You may be wondering ... so what? And I agree. The results here are not earth-shattering. Really it's a study of only one single NFT project, on a single blockchain. In March 2022, the total ETH supply is approximately 120 million ETH, whereas the total value of all CryptoPunks combined is roughly 400,000 ETH. In other words, the value of the CryptoPunks market is only 0.33% of the total ETH currently in circulation.

So I am reluctant to draw any overarching conclusions from the data about blockchain inequality in general. Perhaps the only thing we can say about the results above is that CryptoPunk ownership is relatively unequal, and the ETH value of those CryptoPunks is even more unequal. Unlike the Gini coefficient of a country, this is perhaps not such a bad thing. After all, it is an art project, and I am sure the creators and those who found it early will hold a disproportionate share of the Punks. Unlike the distribution of wealth in a country, or globally, I don't have a strong moral intuition that Punks should be more equally distributed. This project was more an illustration of what is possible when conducting economic research on blockchains.

It is remarkable that we can retroactively inspect the state of a marketplace at any time in its history. To really emphasize this possibilty of 'time travel', I put together an interactive version of Figure 3 above. You can move the slider, and see how the Lorenz curve and Gini coefficient for the distribution of CryptoPunks changes over time.

Drag the slider above to view the distribution of the ETH value of Punks over time.

Economic Research on the Blockchain

I believe that blockchains will enable economic researchers to gather more, and more accurate data, on markets whose transactions are recorded on-chain. Every single transaction that has ever occured on the Bitcoin network can exist on a 500GB hard drive. If you really wanted to, you could trace the flow of every satoshi from the moment it was mined until the present day. This is incredibly powerful.

It is an economist's dream. Often, when calculating things like money velocity, certain assumptions have to be made. You don't have access to a full list of transactions occuring in an economy, so you can only really approximate these meaures indirectly. Whereas on a blockchain, you can calculate it directly. See this example where Willy Woo calculates the money velocity of the Bitcoin network.

Take inequality as an example. In traditional economics, estimating the Gini coefficients for various countries and regions is fraught with incomplete data, missing data, and conflicting data. The problem is that there is no direct way to measure individuals' income and wealth. Rather, you have to derive that information from other sources such as surveys and tax data. Often various data sources conflict, or are incomplete. Because of the data limitations, one must assume (and hope) that an income survey of the population accurately represents the true distribution of income in the country.

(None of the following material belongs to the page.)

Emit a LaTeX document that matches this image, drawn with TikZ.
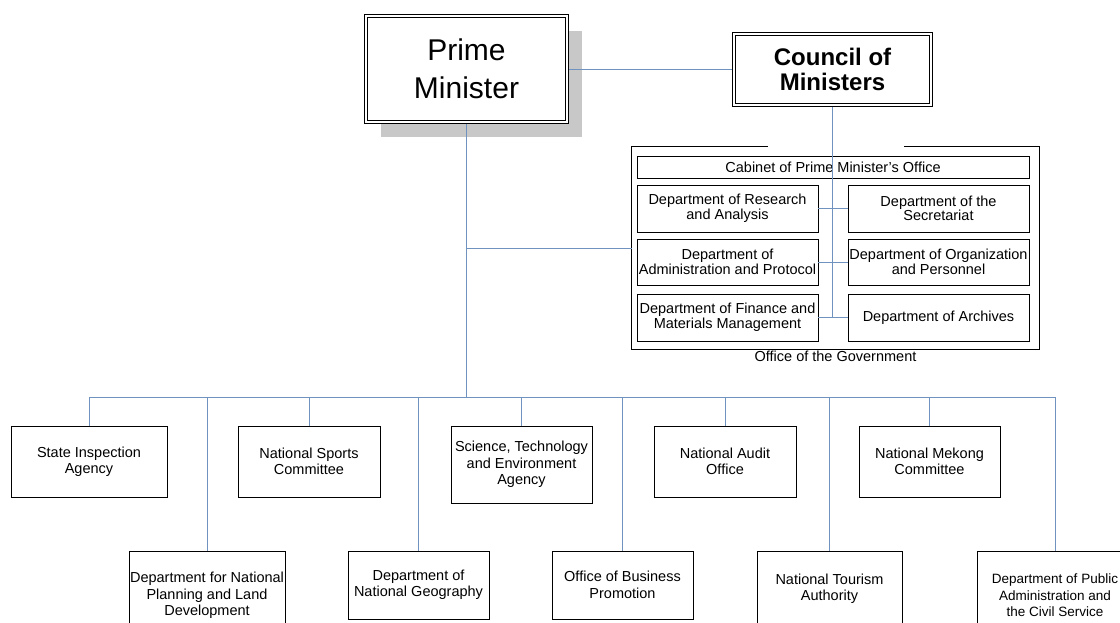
\documentclass[tikz,border=0pt]{standalone}
\usepackage{fontspec}
\setmainfont{Liberation Sans}
\usetikzlibrary{positioning,shadows}
\definecolor{linkblue}{RGB}{112,146,190}
\definecolor{shadowgrey}{RGB}{200,200,200}

\begin{document}
\begin{tikzpicture}[x=1pt, y=-1pt,
  head/.style={draw, double, line width=0.9pt, double distance=1.8pt, outer sep=2.2pt,
    align=center, inner sep=0pt, fill=white},
  unit/.style={draw, line width=0.9pt, align=center, inner sep=1pt,
    font=\fontsize{14.5}{16.5}\selectfont},
  dept/.style={unit, font=\fontsize{14.5}{13.5}\selectfont},
  link/.style={draw=linkblue, line width=0.9pt}]
  \useasboundingbox (0,0) rectangle (1120,623);

  % Heads
  \node[head, minimum width=201pt, minimum height=106pt, font=\fontsize{30}{38}\selectfont,
    drop shadow={shadow xshift=15pt, shadow yshift=-15pt, fill=shadowgrey, opacity=1}]
    (pm) at (466.5,69) {Prime\\Minister};
  \node[head, minimum width=197pt, minimum height=71pt, font=\bfseries\fontsize{24}{24.5}\selectfont]
    (council) at (832.5,69.5) {Council of\\Ministers};

  % Office of the Government
  \node[minimum width=407pt, minimum height=202pt, inner sep=0pt] (gov) at (835.5,248) {};
  \node[dept, minimum width=392pt, minimum height=22pt] (cab) at (833,167) {Cabinet of Prime Minister's Office};
  \node[dept, minimum width=181pt, minimum height=47pt] (res) at (727.5,208.5) {Department of Research\\and Analysis};
  \node[dept, minimum width=181pt, minimum height=47pt] (sec) at (938.5,208.5) {Department of the\\Secretariat};
  \node[dept, minimum width=181pt, minimum height=46pt] (adm) at (727.5,262) {Department of\\Administration and Protocol};
  \node[dept, minimum width=181pt, minimum height=46pt] (org) at (938.5,262) {Department of Organization\\and Personnel};
  \node[dept, minimum width=181pt, minimum height=47pt] (fin) at (727.5,317.5) {Department of Finance and\\Materials Management};
  \node[dept, minimum width=181pt, minimum height=47pt] (arc) at (938.5,317.5) {Department of Archives};
  \node[below=2pt of gov, inner sep=0pt, font=\fontsize{14.5}{16.5}\selectfont] (govlbl) {Office of the Government};
  \draw[line width=0.9pt] ([xshift=-68pt]gov.north) -| (gov.south west) -| (gov.north east) -- ([xshift=68pt]gov.north);

  % Agencies, upper row
  \node[unit, minimum width=156pt, minimum height=71pt] (sia) at (89,461.5) {State Inspection\\Agency};
  \node[unit, minimum width=142pt, minimum height=71pt] (sports) at (309,461.5) {National Sports\\Committee};
  \node[unit, minimum width=141pt, minimum height=77pt] (sci) at (521.5,464.5) {Science, Technology\\and Environment\\Agency};
  \node[unit, minimum width=142pt, minimum height=71pt] (audit) at (725,461.5) {National Audit\\Office};
  \node[unit, minimum width=141pt, minimum height=71pt] (mekong) at (929.5,461.5) {National Mekong\\Committee};

  % Agencies, lower row
  \node[unit, minimum width=156pt, minimum height=89pt] (plan) at (207,595.5) {Department for National\\Planning and Land\\Development};
  \node[unit, minimum width=141pt, minimum height=68pt] (geo) at (418.5,585) {Department of\\National Geography};
  \node[unit, minimum width=141pt, minimum height=68pt] (biz) at (622.5,585) {Office of Business\\Promotion};
  \node[unit, minimum width=145pt, minimum height=75pt] (tour) at (829.5,588.5) {National Tourism\\Authority};
  \node[unit, minimum width=156pt, minimum height=89pt, font=\fontsize{13.5}{16.5}\selectfont]
    (pub) at (1055,595.5) {Department of Public\\Administration and\\the Civil Service};

  % Links
  \coordinate (bus) at (466.5,397);
  \draw[link] (pm.east |- council.west) -- (council.west);
  \draw[link] (council.south) -- (council.south |- fin.east);
  \draw[link] (res.east) -- (sec.west);
  \draw[link] (adm.east) -- (org.west);
  \draw[link] (fin.east) -- (arc.west);
  \draw[link] (pm.south) -- (bus);
  \draw[link] (pm.south |- gov.west) -- (gov.west);
  \draw[link] (bus -| sia.north) -- (bus -| pub.north);
  \foreach \n in {sia,plan,sports,geo,sci,biz,audit,tour,mekong,pub}
    \draw[link] (bus -| \n.north) -- (\n.north);
\end{tikzpicture}
\end{document}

This paper by Chen and others illustrates these issues, considering the specific example of attempting to calcuate the Gini coefficient for China. They determine that there are over 20 different estimations of Chinese Gini coefficients. The year 1995 is illustrative. Several economists have tried to derive estimates of the Gini coefficient for that year, using a variety of data sources and methodologies, all with different results. The lowest estimate was 0.33 and the higest was 0.45!

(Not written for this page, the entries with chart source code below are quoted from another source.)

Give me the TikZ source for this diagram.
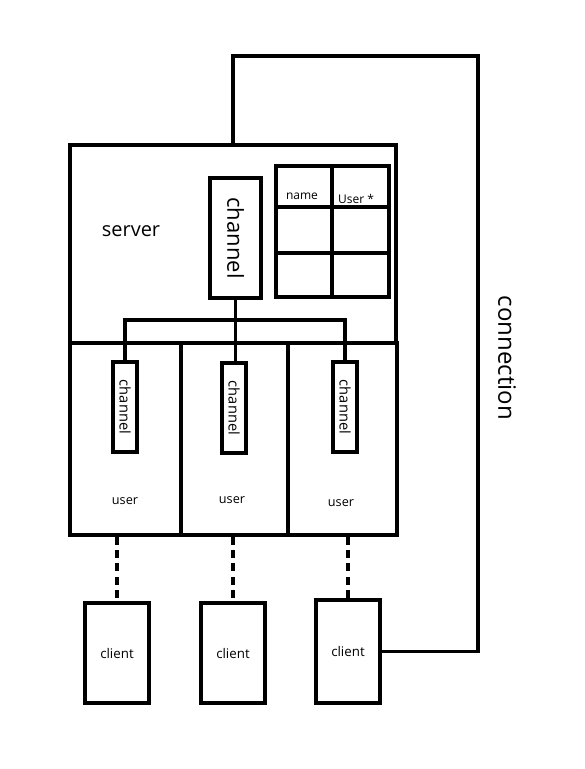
\documentclass[tikz,border=0pt]{standalone}
\usepackage{fontspec}
\setmainfont{Open Sans}
\usetikzlibrary{positioning}
\tikzset{
  box/.style={draw, line width=2.7pt, inner sep=0pt},
  chanbox/.style={box, minimum width=67.5pt, minimum height=18pt, font=\fontsize{11}{11}\selectfont, rotate=-90},
  clientbox/.style={box, minimum width=48pt, minimum height=75pt, font=\fontsize{10}{12}\selectfont},
  userbox/.style={box, minimum height=144pt, font=\fontsize{9.5}{12}\selectfont},
  cell/.style={box, line width=2.9pt, minimum width=42.5pt},
  wire/.style={line width=2.7pt},
}
\begin{document}
\begin{tikzpicture}[x=0.75pt, y=-0.75pt]
  \useasboundingbox (0,0) rectangle (585,769);
  % server and users
  \node[box, minimum width=244.5pt, minimum height=148.5pt] (server) at (233,244) {};
  \node[font=\fontsize{15}{18}\selectfont] (srvlabel) at (131,231) {server};
  \node[userbox, minimum width=83.25pt] (u1) at (125.5,439) {};
  \node[userbox, minimum width=80.25pt] (u2) at (234.5,439) {};
  \node[userbox, minimum width=81.75pt] (u3) at (342.5,439) {};
  \node[font=\fontsize{9.5}{12}\selectfont] (ul1) at (125,501) {user};
  \node[font=\fontsize{9.5}{12}\selectfont] (ul2) at (232,500) {user};
  \node[font=\fontsize{9.5}{12}\selectfont] (ul3) at (341,503) {user};
  % channels
  \node[box, minimum width=90pt, minimum height=38.25pt, rotate=-90,
        font=\fontsize{16.5}{18}\selectfont] (cmain) at (235.5,238) {channel};
  \node[chanbox] (ch1) at (125,407) {channel};
  \node[chanbox] (ch2) at (234,408) {channel};
  \node[chanbox] (ch3) at (345,407) {channel};
  % table
  \node[cell, minimum height=30.75pt] (t11) at (304,186.5) {};
  \node[cell, minimum height=30.75pt] (t12) at (360.5,186.5) {};
  \node[cell, minimum height=34.5pt] (t21) at (304,230) {};
  \node[cell, minimum height=34.5pt] (t22) at (360.5,230) {};
  \node[cell, minimum height=33pt] (t31) at (304,275) {};
  \node[cell, minimum height=33pt] (t32) at (360.5,275) {};
  \node[font=\fontsize{9}{11}\selectfont] (tname) at (302,196) {name};
  \node[font=\fontsize{9}{11}\selectfont] (tuser) at (356,199) {User *};
  % clients
  \node[clientbox] (cl1) at (117,653) {client};
  \node[clientbox] (cl2) at (233,653) {client};
  \node[clientbox, minimum height=77.25pt] (cl3) at (348,651.5) {client};
  \coordinate (bus) at (234,320);
  \coordinate (corner) at (478,56);
  \node[rotate=-90, font=\fontsize{18}{20}\selectfont] (conn) at (507,358) {connection};
  \begin{scope}[wire]
    \draw (cmain.east) -- (cmain.east |- ch2.west);
    \draw (ch1.west) |- (bus) -| (ch3.west);
    \draw (cl3.east) -| (corner) -| (server.north);
  \end{scope}
  \begin{scope}[wire, line width=3pt, dash pattern=on 6pt off 4pt]
    \draw (cl1.north |- u1.south) -- (cl1.north);
    \draw (cl2.north |- u2.south) -- (cl2.north);
    \draw (cl3.north |- u3.south) -- (cl3.north);
  \end{scope}
\end{tikzpicture}
\end{document}
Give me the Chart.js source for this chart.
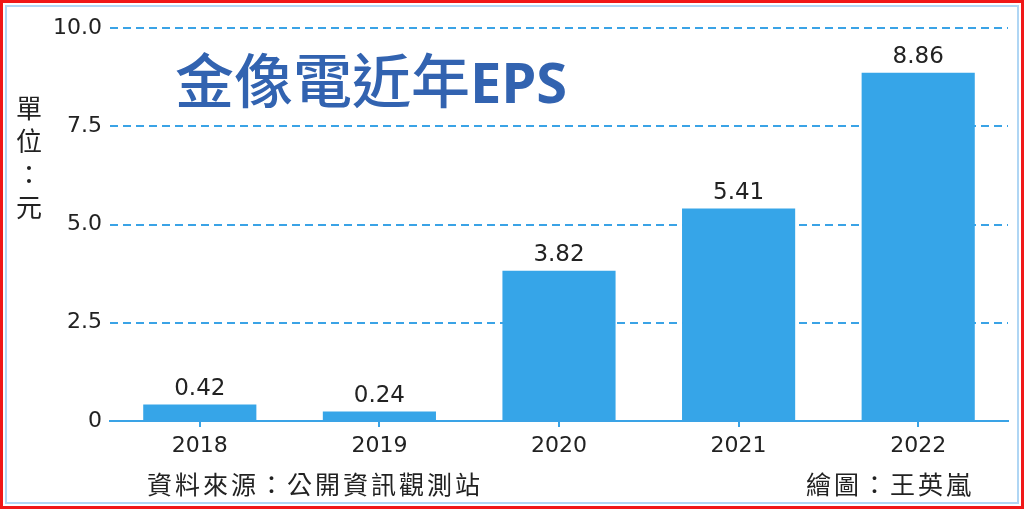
<!DOCTYPE html>
<html>
<head>
<meta charset="utf-8">
<script src="https://cdn.jsdelivr.net/npm/chart.js@4"></script>
<style>
  html, body { margin: 0; padding: 0; background: #fff; }
  #wrap { position: relative; width: 1024px; height: 509px; overflow: hidden; }
  #frame-red { position: absolute; left: 0; top: 0; width: 1018px; height: 503px; border: 3px solid #f01818; }
  #frame-blue { position: absolute; left: 5px; top: 5px; width: 1010px; height: 495px; border: 2px solid #b0d6f4; }
  canvas { position: absolute; left: 0; top: 0; }
  .txt { position: absolute; font-family: "Noto Sans CJK TC", "Noto Sans", sans-serif; color: #222; white-space: nowrap; }
  #title { left: 175px; top: 48px; font-size: 59px; font-weight: 500; color: #3263b0; line-height: 1; }
  #title .en { font-family: "Noto Sans", "Liberation Sans", sans-serif; font-weight: bold; font-size: 56px; }
  #unit { left: 15px; top: 90px; font-size: 26px; line-height: 33px; width: 28px; text-align: center; white-space: normal; }
  #source { left: 147px; top: 471px; font-size: 25px; letter-spacing: 3px; line-height: 1; }
  #author { left: 806px; top: 471px; font-size: 25px; letter-spacing: 3px; line-height: 1; }
</style>
</head>
<body>
<div id="wrap">
  <canvas id="chart" width="1024" height="509"></canvas>
  <div id="frame-red"></div>
  <div id="frame-blue"></div>
  <div class="txt" id="title">金像電近年<span class="en">EPS</span></div>
  <div class="txt" id="unit">單<br>位<br>：<br>元</div>
  <div class="txt" id="source">資料來源：公開資訊觀測站</div>
  <div class="txt" id="author">繪圖：王英嵐</div>
</div>
<script>
// Data
const years = ['2018', '2019', '2020', '2021', '2022'];
const eps = [0.42, 0.24, 3.82, 5.41, 8.86];
const yTicks = [0, 2.5, 5.0, 7.5, 10.0];

const blue = '#36a5e8';
const lineBlue = '#3aa3e6';
const numFont = '"DejaVu Sans", "Noto Sans", sans-serif';

// value labels above bars
const valueLabels = {
    id: 'valueLabels',
    afterDatasetsDraw(chart) {
        const ctx = chart.ctx;
        const meta = chart.getDatasetMeta(0);
        ctx.save();
        ctx.font = '23px ' + numFont;
        ctx.fillStyle = '#222';
        ctx.textAlign = 'center';
        ctx.textBaseline = 'bottom';
        meta.data.forEach((bar, i) => {
            ctx.fillText(eps[i].toFixed(2), bar.x, bar.y - 4);
        });
        ctx.restore();
    }
};

const chartCanvas = document.getElementById('chart').getContext('2d');
const epsChart = new Chart(chartCanvas, {
    type: 'bar',
    data: {
        labels: years,
        datasets: [{
            data: eps,
            backgroundColor: blue,
            borderWidth: 0,
            categoryPercentage: 0.63,
            barPercentage: 1.0
        }]
    },
    options: {
        responsive: false,
        animation: false,
        layout: { padding: { top: 28, right: 16, left: 0, bottom: 0 } },
        plugins: { legend: { display: false }, tooltip: { enabled: false } },
        scales: {
            x: {
                afterFit: (scale) => { scale.height = 88; },
                border: { display: true, color: lineBlue, width: 2 },
                grid: { display: true, offset: false, drawOnChartArea: false, drawTicks: true, tickLength: 6, color: lineBlue, lineWidth: 2 },
                ticks: { color: '#222', font: { size: 22, family: numFont }, padding: 6 }
            },
            y: {
                min: 0,
                max: 10,
                afterFit: (scale) => { scale.width = 110; },
                afterBuildTicks: (scale) => { scale.ticks = yTicks.map(v => ({ value: v })); },
                border: { display: false, dash: [8, 5] },
                grid: {
                    drawTicks: false,
                    color: (c) => c.tick && c.tick.value === 0 ? 'rgba(0,0,0,0)' : lineBlue,
                    lineWidth: 2
                },
                ticks: {
                    color: '#222',
                    font: { size: 22, family: numFont },
                    padding: 8,
                    callback: (v) => v === 0 ? '0' : Number(v).toFixed(1)
                }
            }
        }
    },
    plugins: [valueLabels]
});
</script>
</body>
</html>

Compare that to the data gathering process undertaken to research the CryptoPunks. The exact distribution of Punks among addresses could be calculated exactly, not only for the present time, but for every possible period in time since the smart contract was deployed. This is not an estimate - it is a perfectly accurate mapping of CryptoPunks to addresses over time.

Public blockchains like Ethereum and Bitcoin allow for complete information: every transaction amount, sender and receiver is publicly known. And one cannot fabricate transactions on the blockchain. They are immutable and prohibitively costly to falsify. As the transaction gets buried deeper into the blockchain, the cost to falsify increases exponentially. In addition, it is trivial to quickly verify that a certain transaction genuinely belongs to the set of transactions included on the blockchain.

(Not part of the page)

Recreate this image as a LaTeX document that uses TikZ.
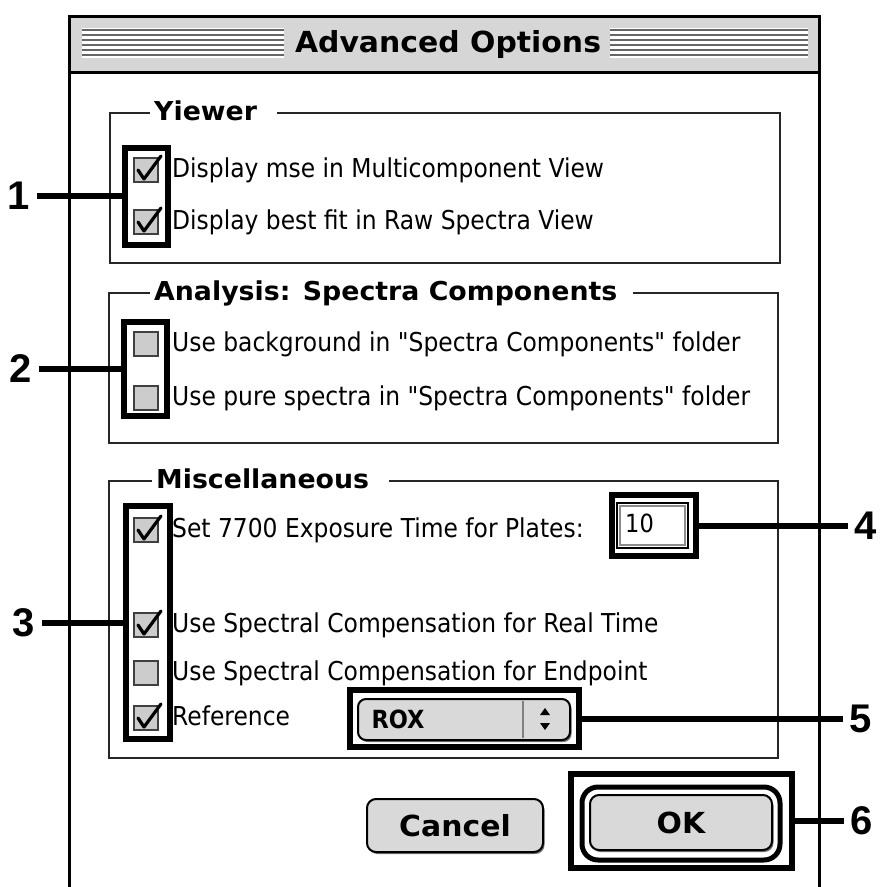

Provided sufficient computing power, it is entirely possible to calculate the exact distribution of Ethereum or Bitcoin across all addresses, at any moment in time since that cryptocurrency's inception. In fact, this paper (unfortunately paywalled) by Gupta and Gupta does exactly that.

This goes beyond just wealth distribution. One can also calculate other economic statistics like inflation and money velocity without having to make any estimations or assumptions. The Clark Moody Bitcoin Dashboard includes measures of money velocity and inflation, under the 'Economics' section. Blockchains almost appear to be a panacea of economic data collection, except...

1 address ≠ 1 person

Although the future of economics research on blockchains does look promising, there are some complications that must be mentioned. The most important one is the relationship between adresses and people. All the analysis above makes the assumption that each address uniquely identifies one person. This is almost certain not the case.

Firstly, one person can have many addresses. Most Bitcoin wallet manufacturers today adhere to the BIP32 standard, which provides a standardized way for a single wallet to use multiple addresses. Using one address for all your transactions is a security and privacy nightmare. It is much better to use a new address for every single transaction, so that your entire transaction history cannot be recreated.

The converse is also true: many people can share one address. This is probably less likely, but consider the case of a family who pool their funds to invest in cryptocurrencies collectively. Then, one address in our dataset will actually represent an entire family.

So, depending on whether there are more addresses than people, or more people than addresses, the calculation of wealth distribution will either underestimate or overestimate the true extent of inequality. If each person uses multiple addresses, then the calculations done above will greatly underestimate the true extent of inequality.

This is an ongoing problem. Proof of Humanity is one attempt to address this problem, by using external verification mechanisms to establish a verified mapping of people to addresses. One could also conduct more fine-grained transaction analysis, and make some probabilistic estimates about the relationships between various addresses.

Conclusion

This post considered the distribution of CryptoPunk tokens over time. Whilst it considered only a single project in the Ethereum space, it was useful as an illustration of some broader ideas about data collection and research on blockchains. Whilst blockchains and cryptocurrencies definitely solve some existing issues in economic research, they also create new issues which must be addressed. Also, more work could be done to generalize the process above. It is possible to extend the work done here to create tools which could conduct analysis of any NFT token.